287. Find the Duplicate Number

287. Find the Duplicate Number

Difficulty: Medium

Given an array nums containing n + 1 integers where each integer is between 1 and n (inclusive), prove that at least one duplicate number must exist. Assume that there is only one duplicate number, find the duplicate one.

Example 1:

Input: [1,3,4,2,2]
Output: 2

Example 2:

Input: [3,1,3,4,2]
Output: 3

Note:

1. You must not modify the array (assume the array is read only).
2. You must use only constant, O(1) extra space.
3. Your runtime complexity should be less than O(n²).
4. There is only one duplicate number in the array, but it could be repeated more than once.
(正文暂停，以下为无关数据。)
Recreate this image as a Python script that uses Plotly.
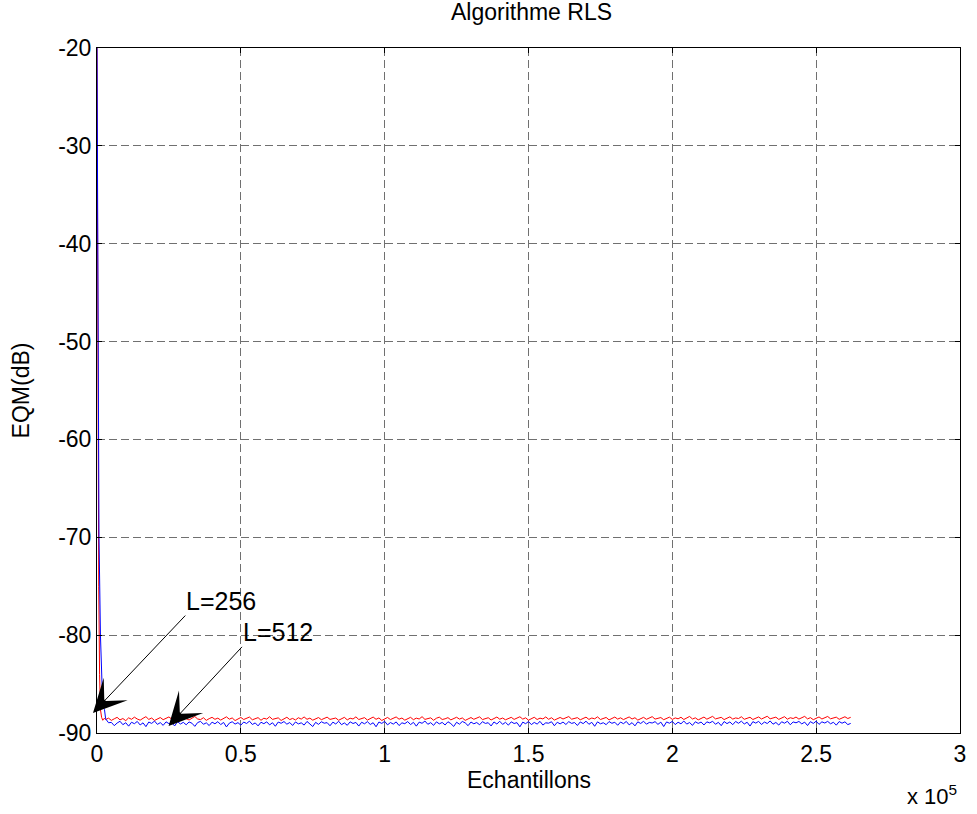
import plotly.graph_objects as go

# ---------------- data ----------------
# transient part (samples, dB)
red_head_x = [0, 300, 600, 900, 1200, 1600, 2000, 2500]
red_head_y = [-20, -55, -75, -84, -87.6, -88.4, -88.7, -88.5]
blue_head_x = [0, 300, 700, 1200, 1600, 1900, 2200, 2600]
blue_head_y = [-20, -50, -70, -80, -85.3, -86.4, -87.4, -87.6]

# steady-state part, one value every 1000 samples from 3000 to 262000
steady_x = list(range(3000, 263000, 1000))

red_steady = [
    -88.62, -88.48, -88.71, -88.55, -88.40, -88.66, -88.52, -88.74, -88.45, -88.60,
    -88.38, -88.57, -88.69, -88.50, -88.33, -88.61, -88.47, -88.72, -88.56, -88.42,
    -88.64, -88.51, -88.36, -88.58, -88.70, -88.46, -88.62, -88.39, -88.55, -88.67,
    -88.49, -88.31, -88.57, -88.63, -88.44, -88.71, -88.53, -88.40, -88.60, -88.48,
    -88.68, -88.52, -88.35, -88.59, -88.46, -88.73, -88.55, -88.41, -88.62, -88.50,
    -88.37, -88.65, -88.54, -88.43, -88.70, -88.49, -88.58, -88.34, -88.61, -88.53,
    -88.45, -88.72, -88.56, -88.39, -88.63, -88.51, -88.67, -88.44, -88.58, -88.36,
    -88.60, -88.48, -88.69, -88.53, -88.42, -88.64, -88.50, -88.38, -88.61, -88.55,
    -88.47, -88.70, -88.52, -88.40, -88.66, -88.49, -88.57, -88.35, -88.62, -88.54,
    -88.43, -88.68, -88.51, -88.37, -88.60, -88.46, -88.72, -88.55, -88.41, -88.63,
    -88.50, -88.36, -88.59, -88.47, -88.69, -88.53, -88.40, -88.64, -88.48, -88.57,
    -88.33, -88.61, -88.52, -88.45, -88.70, -88.49, -88.38, -88.62, -88.55, -88.43,
    -88.66, -88.51, -88.39, -88.58, -88.46, -88.71, -88.54, -88.42, -88.60, -88.48,
    -88.35, -88.63, -88.50, -88.44, -88.67, -88.52, -88.37, -88.59, -88.47, -88.65,
    -88.53, -88.40, -88.61, -88.49, -88.34, -88.58, -88.45, -88.69, -88.51, -88.39,
    -88.62, -88.48, -88.56, -88.36, -88.60, -88.44, -88.68, -88.53, -88.41, -88.57,
    -88.46, -88.32, -88.59, -88.50, -88.43, -88.65, -88.52, -88.38, -88.61, -88.47,
    -88.55, -88.35, -88.62, -88.49, -88.41, -88.66, -88.51, -88.37, -88.58, -88.45,
    -88.63, -88.50, -88.36, -88.57, -88.44, -88.68, -88.52, -88.40, -88.60, -88.47,
    -88.33, -88.58, -88.49, -88.42, -88.64, -88.51, -88.38, -88.61, -88.46, -88.55,
    -88.39, -88.62, -88.48, -88.31, -88.57, -88.45, -88.66, -88.50, -88.37, -88.59,
    -88.44, -88.30, -88.56, -88.48, -88.40, -88.63, -88.49, -88.35, -88.58, -88.46,
    -88.52, -88.34, -88.60, -88.47, -88.39, -88.62, -88.50, -88.36, -88.57, -88.43,
    -88.29, -88.55, -88.46, -88.38, -88.61, -88.48, -88.33, -88.59, -88.44, -88.52,
    -88.37, -88.58, -88.45, -88.30, -88.56, -88.43, -88.64, -88.49, -88.36, -88.57,
    -88.42, -88.31, -88.55, -88.47, -88.38, -88.60, -88.46, -88.34, -88.52, -88.40,
]

blue_steady = [
    -88.55, -88.95, -88.92, -89.25, -88.98, -88.80, -89.15, -88.95, -89.30, -88.90,
    -89.05, -88.82, -89.18, -88.96, -89.35, -88.88, -89.02, -88.78, -89.12, -88.94,
    -89.22, -88.86, -89.04, -88.97, -89.28, -88.83, -89.08, -88.91, -89.16, -88.87,
    -89.00, -89.32, -88.93, -88.81, -89.11, -88.96, -89.24, -88.89, -89.06, -88.84,
    -89.14, -88.92, -89.38, -88.99, -88.85, -89.09, -88.94, -89.20, -88.88, -89.03,
    -88.79, -89.13, -88.97, -89.27, -88.90, -89.05, -88.86, -89.17, -88.95, -89.31,
    -88.88, -89.01, -88.83, -89.10, -88.93, -89.23, -88.87, -89.07, -88.96, -89.19,
    -88.82, -89.04, -89.34, -88.91, -89.12, -88.85, -89.00, -88.94, -89.26, -88.89,
    -89.08, -88.80, -89.15, -88.97, -89.21, -88.86, -89.03, -88.92, -89.29, -88.90,
    -89.06, -88.84, -89.13, -88.95, -89.36, -88.88, -89.02, -88.81, -89.17, -88.93,
    -89.09, -88.87, -89.24, -88.96, -89.05, -88.83, -89.14, -88.91, -89.30, -88.89,
    -89.01, -88.78, -89.11, -88.94, -89.22, -88.86, -89.07, -88.92, -89.18, -88.85,
    -89.04, -89.33, -88.90, -89.10, -88.82, -88.97, -89.25, -88.88, -89.06, -88.93,
    -89.16, -88.84, -89.02, -88.95, -89.28, -88.87, -89.08, -88.80, -89.12, -88.91,
    -89.20, -88.86, -89.03, -88.94, -89.37, -88.89, -89.05, -88.83, -89.14, -88.92,
    -89.09, -88.81, -89.19, -88.96, -89.00, -88.85, -89.26, -88.90, -89.07, -88.88,
    -89.13, -88.84, -89.02, -88.93, -89.23, -88.87, -89.04, -88.79, -89.11, -88.91,
    -89.31, -88.86, -89.06, -88.95, -89.15, -88.83, -89.01, -88.90, -89.21, -88.88,
    -89.05, -88.82, -89.17, -88.94, -89.27, -88.86, -89.03, -88.80, -89.10, -88.92,
    -88.98, -88.84, -89.12, -88.89, -89.34, -88.87, -89.00, -88.81, -89.14, -88.90,
    -89.06, -88.78, -89.09, -88.93, -89.22, -88.85, -89.02, -88.88, -89.18, -88.86,
    -88.97, -88.80, -89.11, -88.91, -89.25, -88.83, -89.04, -88.87, -89.15, -88.82,
    -89.01, -88.79, -89.08, -88.90, -89.29, -88.84, -88.99, -88.81, -89.13, -88.88,
    -89.03, -88.77, -89.10, -88.92, -89.19, -88.85, -89.00, -88.80, -89.16, -88.87,
    -88.96, -88.82, -89.07, -88.89, -89.24, -88.84, -89.02, -88.79, -89.12, -88.86,
    -88.98, -88.81, -89.06, -88.90, -89.20, -88.83, -89.00, -88.86, -89.14, -89.02,
]

x_tickvals = [0, 50000, 100000, 150000, 200000, 250000, 300000]
x_ticktext = ["0", "0.5", "1", "1.5", "2", "2.5", "3"]
y_tickvals = [-90, -80, -70, -60, -50, -40, -30, -20]
y_ticktext = ["-90", "-80", "-70", "-60", "-50", "-40", "-30", "-20"]

# annotations (data coords): label, arrow tip, arrow tail (= lower-left of label)
ann_labels = ["L=256", "L=512"]
ann_tip = [(-1400, -87.95), (24900, -89.28)]
ann_tail = [(30700, -78.0), (50400, -81.2)]

# ---------------- figure ----------------
FONT = "Liberation Sans, Arial, sans-serif"
FS = 23

fig = go.Figure()
fig.add_trace(go.Scatter(x=red_head_x + steady_x, y=red_head_y + red_steady,
                         mode="lines", line=dict(color="#ff0000", width=1),
                         showlegend=False))
fig.add_trace(go.Scatter(x=blue_head_x + steady_x, y=blue_head_y + blue_steady,
                         mode="lines", line=dict(color="#0000ff", width=1),
                         showlegend=False))

for lab, tip, tail in zip(ann_labels, ann_tip, ann_tail):
    fig.add_annotation(x=tip[0], y=tip[1], ax=tail[0], ay=tail[1],
                       xref="x", yref="y", axref="x", ayref="y",
                       text=lab, showarrow=True, arrowhead=3, arrowsize=5.5,
                       arrowwidth=1, arrowcolor="black", standoff=0,
                       xanchor="left", yanchor="bottom", borderpad=0,
                       font=dict(family=FONT, size=25, color="black"))

# x-axis label and exponent note (paper coords)
fig.add_annotation(x=0.5, y=-0.068, xref="paper", yref="paper",
                   text="Echantillons", showarrow=False,
                   xanchor="center", yanchor="middle",
                   font=dict(family=FONT, size=FS, color="black"))
fig.add_annotation(x=0.9988, y=-0.091, xref="paper", yref="paper",
                   text="x 10<sup>5</sup>", showarrow=False,
                   xanchor="right", yanchor="middle",
                   font=dict(family=FONT, size=22, color="black"))

axis_common = dict(showline=True, linecolor="black", linewidth=1, mirror="ticks",
                   ticks="inside", ticklen=5, tickcolor="black",
                   showgrid=True, gridcolor="#707070", griddash="8px,4px",
                   gridwidth=1, zeroline=False,
                   tickfont=dict(family=FONT, size=FS, color="black"))

fig.update_xaxes(range=[0, 300000], tickvals=x_tickvals, ticktext=x_ticktext,
                 **axis_common)
fig.update_yaxes(range=[-90, -20], tickvals=y_tickvals, ticktext=y_ticktext,
                 title=dict(text="EQM(dB)", standoff=22,
                            font=dict(family=FONT, size=FS, color="black")),
                 **axis_common)

fig.update_layout(
    width=977, height=814,
    margin=dict(l=97, r=11, t=48, b=81),
    paper_bgcolor="white", plot_bgcolor="white",
    title=dict(text="Algorithme RLS", x=(97 + 966) / 2 / 977, xanchor="center",
               y=1 - 12 / 814, yanchor="middle",
               font=dict(family=FONT, size=FS, color="black")),
)

fig.write_html("out.html")
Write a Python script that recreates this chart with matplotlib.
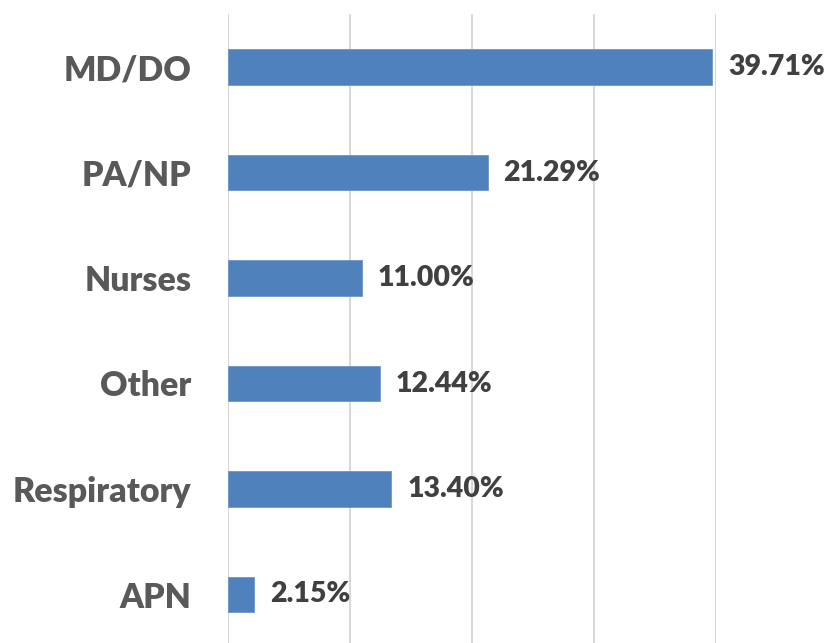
import matplotlib.pyplot as plt

categories = ["MD/DO", "PA/NP", "Nurses", "Other", "Respiratory", "APN"]
values = [39.71, 21.29, 11.00, 12.44, 13.40, 2.15]
labels = ["39.71%", "21.29%", "11.00%", "12.44%", "13.40%", "2.15%"]

plt.rcParams["font.family"] = ["Lato", "DejaVu Sans"]

fig = plt.figure(figsize=(8.3, 6.43), dpi=100)
# axes placed in pixel terms: x 228..716, y 14..647 (from top)
ax = fig.add_axes([228 / 830, 1 - 647.25 / 643, (716 - 228) / 830, (647.25 - 14.25) / 643])

pos = list(range(len(categories)))
ax.barh(pos, values, height=0.34, color="#4F81BD", edgecolor="#6E95C8", linewidth=0.6, zorder=3)
ax.set_ylim(len(categories) - 0.5, -0.5)
ax.set_xlim(0, 40)
ax.set_xticks([0, 10, 20, 30, 40])
ax.set_xticklabels([])
ax.grid(axis="x", color="#D9D9D9", linewidth=1.5, zorder=0)
ax.tick_params(length=0)
for s in ax.spines.values():
    s.set_visible(False)

ax.set_yticks(pos)
ax.set_yticklabels(categories, fontsize=24.4, fontweight="heavy", color="#595959")
ax.tick_params(axis="y", pad=26.5)

for p, v, lab in zip(pos, values, labels):
    ax.text(v + 1.3, p, lab, va="center", ha="left", fontsize=20.5,
            fontweight="heavy", color="#404040", clip_on=False)

fig.savefig("out.png", dpi=100)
不允许修改数组，只允许使用 O(1) 的空间，也就无法使用排序、HashMap/HashSet统计的方法。

1. 二分查找

利用平均值来进行二分查找。求出1-n的平均值，根据小于平均值的元素个数是否超出来判断重复值在左侧还是右侧，然后递归得到最终的重复值，但是这种方式对于有不连续的数据无法AC

[1,4,2,2,5,6,7,8]

2. 快慢指针

这个数组中的所有值都是小于数组长度的，可以把这些值看成链表中的next索引。由于有重复的数字指向同一个元素，所以一定会存在环状索引，且环的起始位置就是重复的数字。
此时顺利的将问题转化为对环起始点的检测，即：

class Solution {
    public int findDuplicate(int[] nums) {
        int slow = 0;
        int fast = 0;
        
        do {
            slow = nums[slow];
            fast = nums[nums[fast]];
        } while (slow != fast);
        
        slow  = 0;
        do {
            slow = nums[slow];
            fast = nums[fast];
        } while (slow != fast);
        
        return slow;
    }
}